2019 marks 20 years since the state apology and a decade since the Ryan Report, but what have they meant to the people of Ireland? The Ryan Commission and other public inquiries led to a range of legislative reforms that have been instrumental in the overhaul of child protection system in the country. These include the establishment of the Department of Children and Youth Affairs in 2011 and of the Child and Family Agency in 2014. Public inquiries also played an important role in garnering support for a constitutional referendum in 2012, which enshrined the rights of the child in the Irish Constitution. Demands for greater accountability also led to mandatory reporting being introduced to override the ‘secrecy of the confessional’ in the Criminal Justice (Withholding of Information on Offences Against Children and Vulnerable Persons) Act 2012.
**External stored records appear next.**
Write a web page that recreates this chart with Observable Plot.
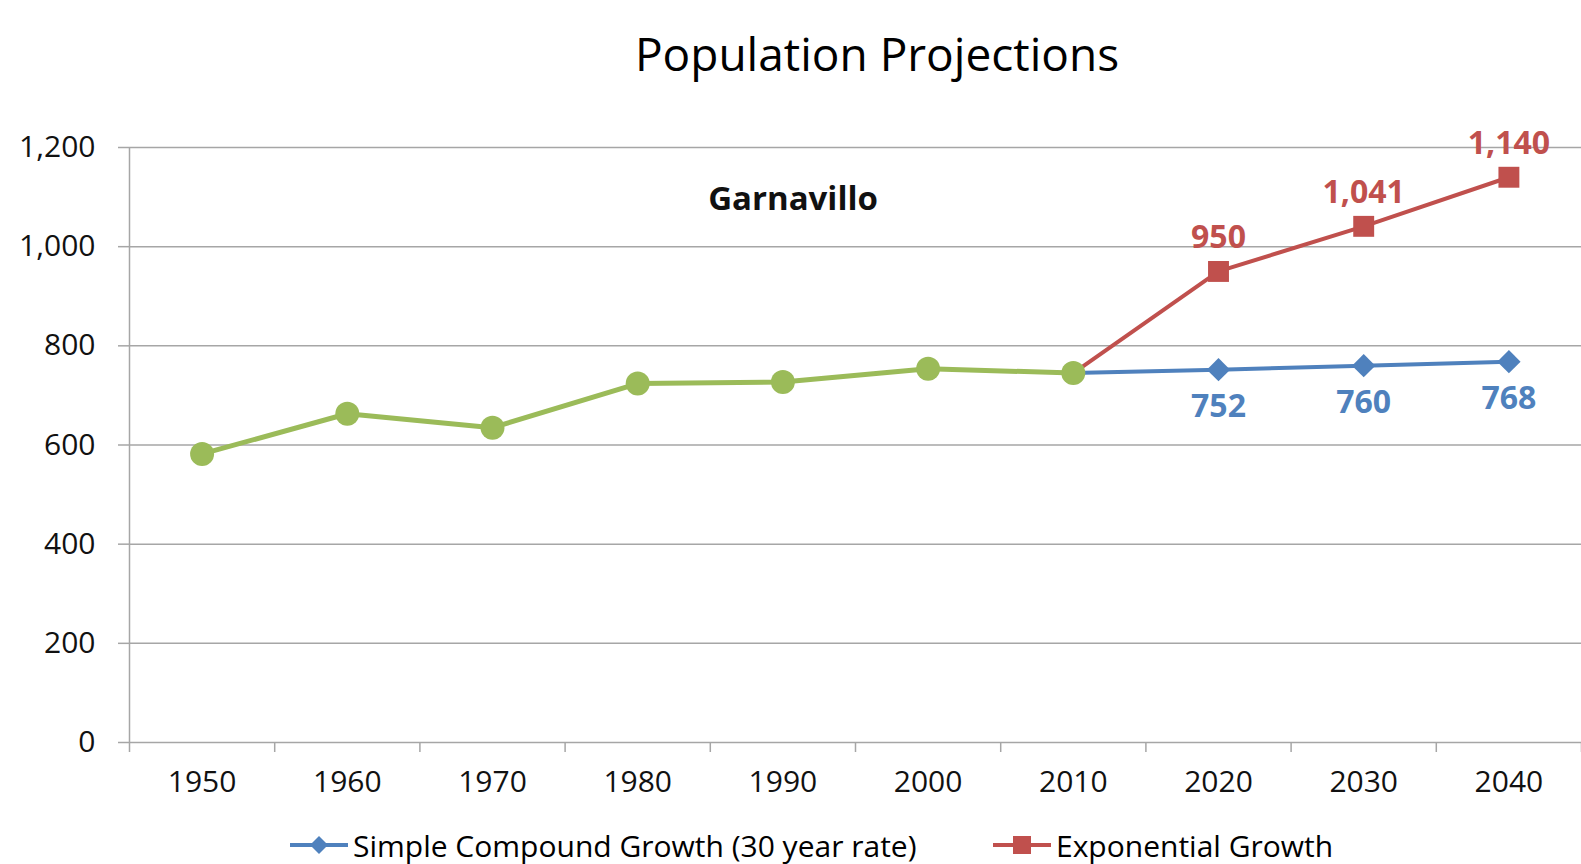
<!DOCTYPE html>
<html>
<head>
<meta charset="utf-8">
<script src="https://cdn.jsdelivr.net/npm/d3@7"></script>
<script src="https://cdn.jsdelivr.net/npm/@observablehq/plot@0.6"></script>
<style>
  html, body { margin: 0; padding: 0; background: #fff; }
  #wrap { position: relative; width: 1581px; height: 864px; overflow: hidden; font-family: "Open Sans", sans-serif; }
  #title { position: absolute; left: 0; width: 1754px; top: 21px; text-align: center; font-size: 46px; line-height: 64px; color: #000; }
  #chart { position: absolute; left: 0; top: 0; }
  #legend { position: absolute; left: 0; top: 826px; width: 1581px; height: 38px; }
  .item { position: absolute; top: 0; height: 38px; display: flex; align-items: center; font-size: 30px; color: #000; }
  .item svg { display: block; margin-right: 4px; }
</style>
</head>
<body>
<div id="wrap">
  <div id="chart"></div>
  <div id="title">Population Projections</div>
  <div id="legend"></div>
</div>
<script>
// ---- data ----
const years = [1950, 1960, 1970, 1980, 1990, 2000, 2010, 2020, 2030, 2040];
const histYears = [1950, 1960, 1970, 1980, 1990, 2000, 2010];
const histPop = [582, 663, 635, 724, 727, 754, 745];
const projYears = [2010, 2020, 2030, 2040];
const simpleGrowth = [745, 752, 760, 768];
const expGrowth = [745, 950, 1041, 1140];
const yTicks = [0, 200, 400, 600, 800, 1000, 1200];
const seriesNames = ["Simple Compound Growth (30 year rate)", "Exponential Growth"];
const placeName = "Garnavillo";

const GREEN = "#9BBB59", BLUE = "#4F81BD", RED = "#C0504D", GRID = "#a6a6a6";

const hist = histYears.map((y, i) => ({year: y, pop: histPop[i]}));
const simple = projYears.map((y, i) => ({year: y, pop: simpleGrowth[i]}));
const expo = projYears.map((y, i) => ({year: y, pop: expGrowth[i]}));
const step = years[1] - years[0];
const bounds = [years[0] - step / 2, ...years.map(y => y + step / 2)];

const fmt = d3.format(",");
const H = 864, MT = 147, MB = 122;
const plotH = H - MT - MB;

const chart = Plot.plot({
  width: 1581,
  height: H,
  marginTop: MT,
  marginBottom: MB,
  marginLeft: 129,
  marginRight: 0,
  style: {fontFamily: "Open Sans, sans-serif", background: "transparent", overflow: "visible"},
  x: {domain: [bounds[0], bounds[bounds.length - 1]], axis: null},
  y: {domain: [0, 1200], axis: null},
  marks: [
    // grid lines
    Plot.ruleY(yTicks, {stroke: GRID, strokeWidth: 1.5}),
    // y axis line
    Plot.ruleX([bounds[0]], {stroke: GRID, strokeWidth: 1.5}),
    // y ticks + labels
    Plot.axisY({ticks: yTicks, tickSize: 11, tickPadding: 23, tickFormat: fmt, stroke: GRID, strokeWidth: 1.5,
                fontSize: 30, fill: "#111", label: null}),
    // x tick marks hanging below the axis at category boundaries
    Plot.ruleX(bounds, {stroke: GRID, strokeWidth: 1.5, insetTop: plotH, insetBottom: -10}),
    // x labels
    Plot.axisX({ticks: years, tickSize: 0, tickPadding: 28, tickFormat: d => String(d), fontSize: 30, fill: "#111", label: null}),
    // projections
    Plot.line(expo, {x: "year", y: "pop", stroke: RED, strokeWidth: 4}),
    Plot.line(simple, {x: "year", y: "pop", stroke: BLUE, strokeWidth: 4}),
    Plot.dot(expo.slice(1), {x: "year", y: "pop", symbol: "square", fill: RED, r: 11.8}),
    Plot.dot(simple.slice(1), {x: "year", y: "pop", symbol: "diamond2", fill: BLUE, r: 10.5}),
    // history
    Plot.line(hist, {x: "year", y: "pop", stroke: GREEN, strokeWidth: 5}),
    Plot.dot(hist, {x: "year", y: "pop", fill: GREEN, r: 12}),
    // value labels
    Plot.text(expo.slice(1), {x: "year", y: "pop", text: d => fmt(d.pop), dy: -34, fill: RED, fontSize: 32, fontWeight: "bold"}),
    Plot.text(simple.slice(1), {x: "year", y: "pop", text: d => fmt(d.pop), dy: 37, fill: BLUE, fontSize: 32, fontWeight: "bold"}),
    // place label
    Plot.text([placeName], {x: 1990.7, y: 1096, text: d => d, fontSize: 33, fontWeight: "bold", fill: "#111"})
  ]
});
document.getElementById("chart").appendChild(chart);

// legend
const legend = document.getElementById("legend");
const items = [
  {name: seriesNames[0], color: BLUE, sym: "diamond", left: 290},
  {name: seriesNames[1], color: RED, sym: "square", left: 993}
];
for (const it of items) {
  const div = document.createElement("div");
  div.className = "item";
  div.style.left = it.left + "px";
  const marker = it.sym === "diamond"
    ? `<path d="M29,10 L38,19 L29,28 L20,19 Z" fill="${it.color}"/>`
    : `<rect x="20" y="10" width="18" height="18" fill="${it.color}"/>`;
  div.innerHTML = `<svg width="59" height="38"><line x1="0" x2="58" y1="19" y2="19" stroke="${it.color}" stroke-width="4"/>${marker}</svg><span>${it.name}</span>`;
  legend.appendChild(div);
}
</script>
</body>
</html>
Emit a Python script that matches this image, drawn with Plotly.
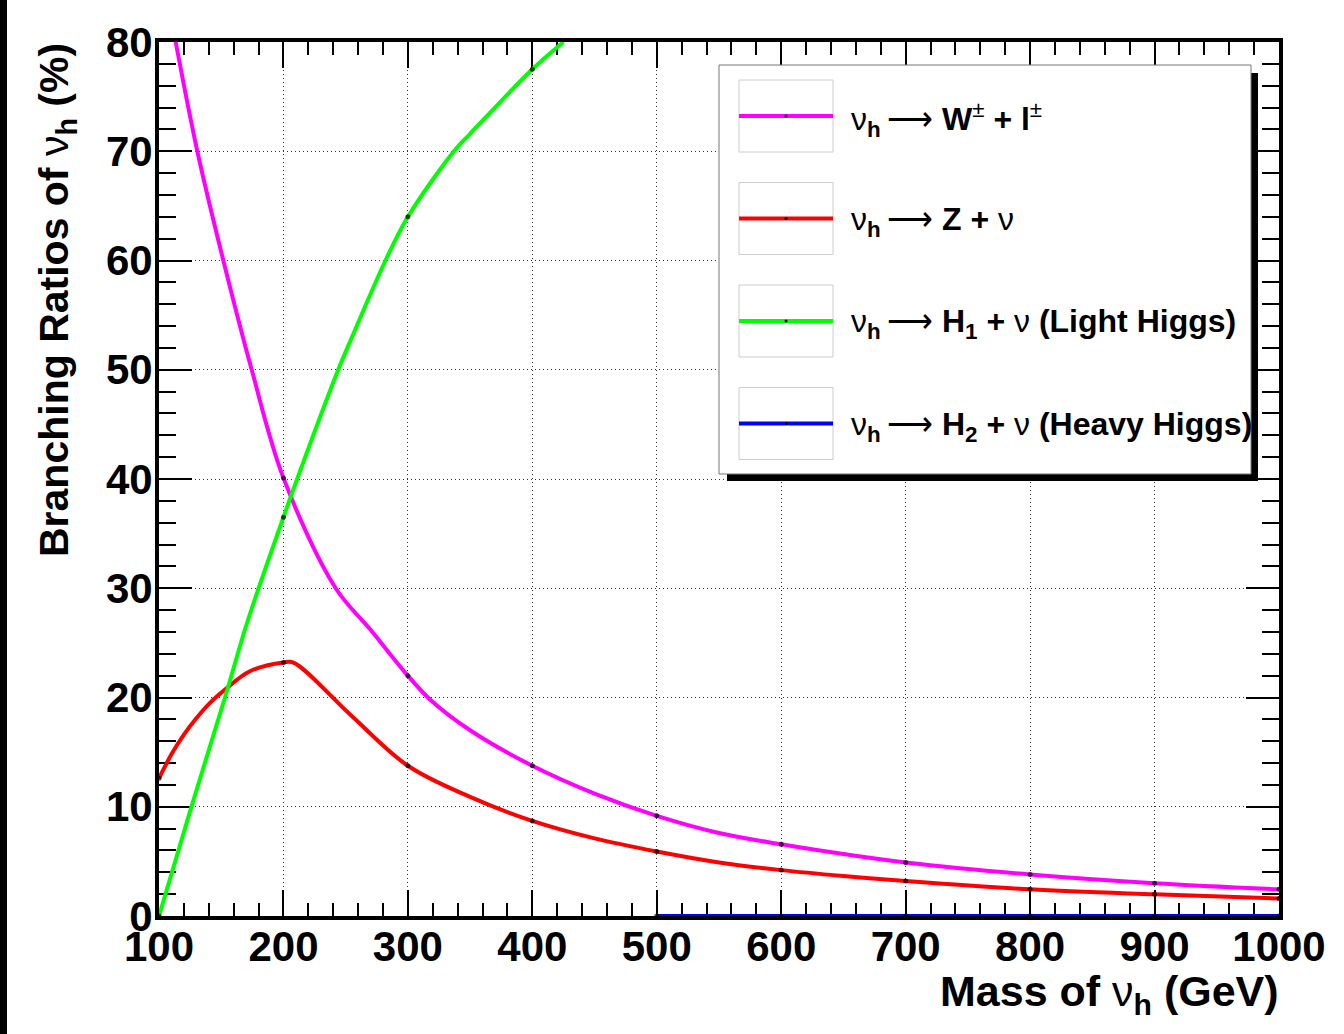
import plotly.graph_objects as go

# ---------------- data ----------------
mass_w = [113.4, 130.8, 151.7, 174.5, 200, 242, 270, 300, 318, 350, 400, 450, 500, 550, 600, 650, 700, 800, 900, 1000]
br_w = [80, 70, 60, 50, 40.1, 30, 26.2, 22.0, 19.8, 17.0, 13.75, 11.2, 9.17, 7.6, 6.56, 5.67, 4.9, 3.8, 3.0, 2.44]

mass_z = [100, 110, 120, 130, 140, 155, 173, 200, 208, 254, 300, 350, 400, 450, 500, 550, 600, 650, 700, 800, 900, 1000]
br_z = [12.6, 14.8, 16.6, 18.1, 19.4, 20.9, 22.4, 23.2, 23.2, 18.4, 13.75, 10.9, 8.7, 7.1, 5.9, 4.9, 4.2, 3.66, 3.2, 2.44, 1.98, 1.6]

mass_h1 = [100, 125, 153, 169, 180, 200, 211, 244, 254, 282, 300, 337, 350, 400, 425]
br_h1 = [0, 9.6, 20, 26.2, 30, 36.5, 40, 50, 52.7, 60, 64, 70, 71.6, 77.5, 80]

mass_h2 = [500, 600, 700, 800, 900, 1000]
br_h2 = [0, 0, 0, 0, 0, 0]

x_ticks = [100, 200, 300, 400, 500, 600, 700, 800, 900, 1000]
y_ticks = [0, 10, 20, 30, 40, 50, 60, 70, 80]

ARROW = "\u2009⟶"
series = [
    ("ν<sub><b>h</b></sub>" + ARROW + " <b>W</b><sup>±</sup><b> + l</b><sup>±</sup>", mass_w, br_w, "#ff00ff"),
    ("ν<sub><b>h</b></sub>" + ARROW + " <b>Z + </b>ν", mass_z, br_z, "#ff0000"),
    ("ν<sub><b>h</b></sub>" + ARROW + " <b>H</b><sub><b>1</b></sub><b> + </b>ν<b> (Light Higgs)</b>", mass_h1, br_h1, "#00ff00"),
    ("ν<sub><b>h</b></sub>" + ARROW + " <b>H</b><sub><b>2</b></sub><b> + </b>ν<b> (Heavy Higgs)</b>", mass_h2, br_h2, "#0000ff"),
]

# ---------------- geometry helpers (pixels -> paper) ----------------
W, H = 1344, 1034
L, R, T, B = 159, 1279, 42, 916
PW, PH = R - L, B - T


def px(x):
    return (x - L) / PW


def py(y):
    return (B - y) / PH


FONT = "Liberation Sans, Arial, sans-serif"

fig = go.Figure()
for name, xs, ys, col in series:
    sizes = [5 if abs(m % 100) < 1e-9 else 0 for m in xs]
    fig.add_trace(go.Scatter(
        x=xs, y=ys, mode="lines+markers", name=name,
        line=dict(color=col, width=4, shape="spline", smoothing=1.0),
        marker=dict(color="black", size=sizes, line=dict(width=0)),
        cliponaxis=False, hoverinfo="x+y",
    ))

shapes = []
annotations = []

# black strip at left edge of the canvas
shapes.append(dict(type="rect", xref="paper", yref="paper",
                   x0=px(0), x1=px(7), y0=py(H), y1=py(0),
                   fillcolor="black", line=dict(width=0), layer="above"))

# manual legend: shadow, box, entries
shapes.append(dict(type="rect", xref="paper", yref="paper",
                   x0=px(727), x1=px(1258), y0=py(481), y1=py(73),
                   fillcolor="black", line=dict(width=0), layer="above"))
shapes.append(dict(type="rect", xref="paper", yref="paper",
                   x0=px(719), x1=px(1251), y0=py(474), y1=py(65),
                   fillcolor="white", line=dict(color="#777", width=1), layer="above"))
for i, (name, xs, ys, col) in enumerate(series):
    top = 80 + i * 102.5
    bot = top + 72
    cy = (top + bot) / 2
    shapes.append(dict(type="rect", xref="paper", yref="paper",
                       x0=px(739), x1=px(833), y0=py(bot), y1=py(top),
                       fillcolor="white", line=dict(color="#cccccc", width=1), layer="above"))
    shapes.append(dict(type="line", xref="paper", yref="paper",
                       x0=px(739), x1=px(833), y0=py(cy), y1=py(cy),
                       line=dict(color=col, width=4), layer="above"))
    shapes.append(dict(type="circle", xref="paper", yref="paper",
                       x0=px(784.5), x1=px(787.5), y0=py(cy + 1.5), y1=py(cy - 1.5),
                       fillcolor="black", line=dict(width=0), layer="above"))
    annotations.append(dict(xref="paper", yref="paper", x=px(849), y=py(cy + 3),
                            xanchor="left", yanchor="middle", showarrow=False,
                            text=name, font=dict(family=FONT, size=32, color="black")))

# axis titles
annotations.append(dict(xref="paper", yref="paper", x=px(1281), y=py(965),
                        xanchor="right", yanchor="top", showarrow=False,
                        text="<b>Mass of </b>ν<sub><b>h</b></sub><b> (GeV)</b>",
                        font=dict(family=FONT, size=43, color="black")))
annotations.append(dict(xref="paper", yref="paper", x=px(57), y=py(41),
                        xanchor="center", yanchor="top", showarrow=False, textangle=-90,
                        text="<b>Branching Ratios of </b>ν<sub><b>h</b></sub><b> (%)</b>",
                        font=dict(family=FONT, size=41, color="black")))

axis_common = dict(
    ticks="inside", tickwidth=2, tickcolor="black",
    showline=True, linewidth=4, linecolor="black", mirror="allticks",
    showgrid=True, gridcolor="#333333", gridwidth=1, griddash="1px,3px",
    zeroline=False,
    tickfont=dict(family=FONT, size=42, color="black", weight="bold"),
    layer="below traces",
)

fig.update_layout(
    width=W, height=H,
    margin=dict(l=L, r=W - R, t=T, b=H - B, pad=0),
    paper_bgcolor="white", plot_bgcolor="white",
    showlegend=False,
    xaxis=dict(range=[100, 1000], tickvals=x_ticks, ticklen=26, ticklabelstandoff=-9,
               minor=dict(ticks="inside", ticklen=13, tickwidth=2, tickcolor="black",
                          dtick=20, tick0=100, showgrid=False),
               **axis_common),
    yaxis=dict(range=[0, 80], tickvals=y_ticks, ticklen=33, ticklabelstandoff=-6,
               minor=dict(ticks="inside", ticklen=17, tickwidth=2, tickcolor="black",
                          dtick=2, tick0=0, showgrid=False),
               **axis_common),
    shapes=shapes,
    annotations=annotations,
)

fig.write_html("out.html")
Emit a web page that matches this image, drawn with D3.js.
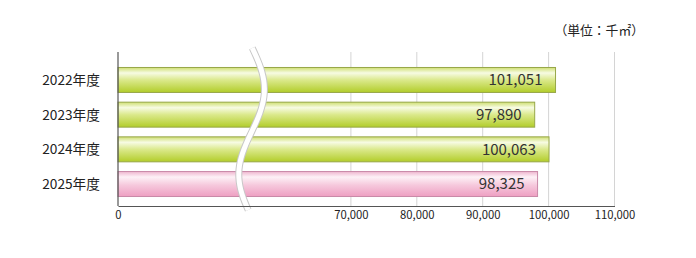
<!DOCTYPE html>
<html lang="ja">
<head>
<meta charset="UTF-8">
<title>年度別</title>
<script src="https://d3js.org/d3.v7.min.js"></script>
<style>
  body { margin: 0; background: #fff; }
  svg { display: block; font-family: "Noto Sans CJK JP", "Noto Sans", sans-serif; }
</style>
</head>
<body>
<svg id="chart" width="696" height="258"></svg>
<script>
const years = ["2022年度", "2023年度", "2024年度", "2025年度"];
const values = [101051, 97890, 100063, 98325];
const ticks = [0, 70000, 80000, 90000, 100000, 110000];
const unitLabel = "（単位：千㎡）";

const svg = d3.select("#chart");
const plotTop = 52, plotBottom = 206;

// broken axis: 0..60,000 squeezed into the left part
const x = d3.scaleLinear()
  .domain([0, 60000, 110000])
  .range([118, 285, 614.5]);

const y = d3.scaleBand()
  .domain(years)
  .range([plotTop, plotBottom])
  .paddingInner(0.28)
  .paddingOuter(0.36)
  .align(0.62);

const defs = svg.append("defs");
const grads = {
  green: [["0%", "#cfdf72"], ["22%", "#f7fbe3"], ["50%", "#dbe98c"], ["100%", "#b2cd2a"]],
  pink:  [["0%", "#efb6cf"], ["22%", "#fdf1f6"], ["55%", "#f6c8dc"], ["100%", "#ee9fc2"]]
};
Object.entries(grads).forEach(([k, stops]) => {
  const g = defs.append("linearGradient").attr("id", "g-" + k)
    .attr("x1", 0).attr("y1", 0).attr("x2", 0).attr("y2", 1);
  stops.forEach(s => g.append("stop").attr("offset", s[0]).attr("stop-color", s[1]));
});

// gridlines
svg.append("g").selectAll("line")
  .data(ticks.filter(t => t > 0))
  .join("line")
  .attr("x1", d => x(d)).attr("x2", d => x(d))
  .attr("y1", plotTop).attr("y2", plotBottom)
  .attr("stroke", "#d4d4d4").attr("stroke-width", 1);

// bars
const isLast = i => i === years.length - 1;
svg.append("g").selectAll("rect")
  .data(years)
  .join("rect")
  .attr("x", x(0))
  .attr("y", d => y(d))
  .attr("width", (d, i) => x(values[i]) - x(0))
  .attr("height", y.bandwidth())
  .attr("fill", (d, i) => isLast(i) ? "url(#g-pink)" : "url(#g-green)")
  .attr("stroke", (d, i) => isLast(i) ? "#c98aa8" : "#97a748")
  .attr("stroke-width", 1);

// value labels
svg.append("g").selectAll("text")
  .data(years)
  .join("text")
  .attr("x", (d, i) => x(values[i]) - 13)
  .attr("y", d => y(d) + y.bandwidth() / 2)
  .attr("dy", "0.36em")
  .attr("text-anchor", "end")
  .attr("font-size", 15)
  .attr("fill", "#333")
  .text((d, i) => d3.format(",")(values[i]));

// category labels
svg.append("g").selectAll("text")
  .data(years)
  .join("text")
  .attr("x", 100)
  .attr("y", d => y(d) + y.bandwidth() / 2)
  .attr("dy", "0.36em")
  .attr("text-anchor", "end")
  .attr("font-size", 13.7)
  .attr("fill", "#222")
  .text(d => d);

// break mark
const breakAt = 48000;
const bx = x(breakAt);
const wave = d3.range(0, 1.0001, 0.05).map(t => [
  bx + 13 * Math.sin(t * 2 * Math.PI * 0.95 + 0.05),
  plotTop - 4 + t * (plotBottom - plotTop + 8)
]);
const line = d3.line().curve(d3.curveBasis);
svg.append("path").attr("d", line(wave))
  .attr("fill", "none").attr("stroke", "#c8c8c8").attr("stroke-width", 7);
svg.append("path").attr("d", line(wave))
  .attr("fill", "none").attr("stroke", "#fff").attr("stroke-width", 5);

// axes
svg.append("line")
  .attr("x1", x(0)).attr("x2", x(0))
  .attr("y1", plotTop).attr("y2", plotBottom)
  .attr("stroke", "#555").attr("stroke-width", 1.2);

const xAxis = svg.append("g")
  .attr("transform", `translate(0,${plotBottom})`)
  .call(d3.axisBottom(x).tickValues(ticks).tickSize(0).tickPadding(5).tickFormat(d3.format(",")));
xAxis.select(".domain").attr("stroke", "#555").attr("stroke-width", 1.2);
xAxis.selectAll("text")
  .attr("font-family", "'Noto Sans CJK JP', 'Noto Sans', sans-serif")
  .attr("font-size", 11.3).attr("fill", "#222");

// unit
svg.append("text")
  .attr("x", 644).attr("y", 35)
  .attr("text-anchor", "end")
  .attr("font-size", 12.8)
  .attr("fill", "#222")
  .text(unitLabel);
</script>
</body>
</html>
The impact on the Catholic Church has also been profound. Since the extent of the abuse began to reach public attention, the reputation of the Church has been damaged, its authority challenged, and its historically close relationship with the State compromised. Coinciding with a fall in church attendance, a recent Europe-wide conservative attack on LGBT rights and reproductive rights - particularly in Catholic-majority countries - has failed to gain strong ground in Ireland. The dramatic change in state-church relations is believed to be one of the reasons that the same-sex marriage vote passed in 2015 and abortion was legalised in 2018.
Challenges remain though. Ireland’s criminal justice system has not been effective in providing remedy for the traumatic experience of childhood sexual abuse, and very few of the offences have come before the courts. Implementation of child safeguarding practices in religious orders remains inconsistent, due to a persistent culture of secrecy and a lack of accountability. The unwillingness of the Catholic Church to provide permanent access to its archives and to increase its financial contribution to the cost of investigations and redress, are also troublesome issues.
Social and cultural shifts have been immense nonetheless. Research polls suggest that an overwhelming majority of Irish people feel a clear sense of responsibility for this dark part of their country’s history. This has led to a national public attitude of zero-tolerance of child sex abuse, an end to victim-blaming, and authorities taking abuse complaints more seriously.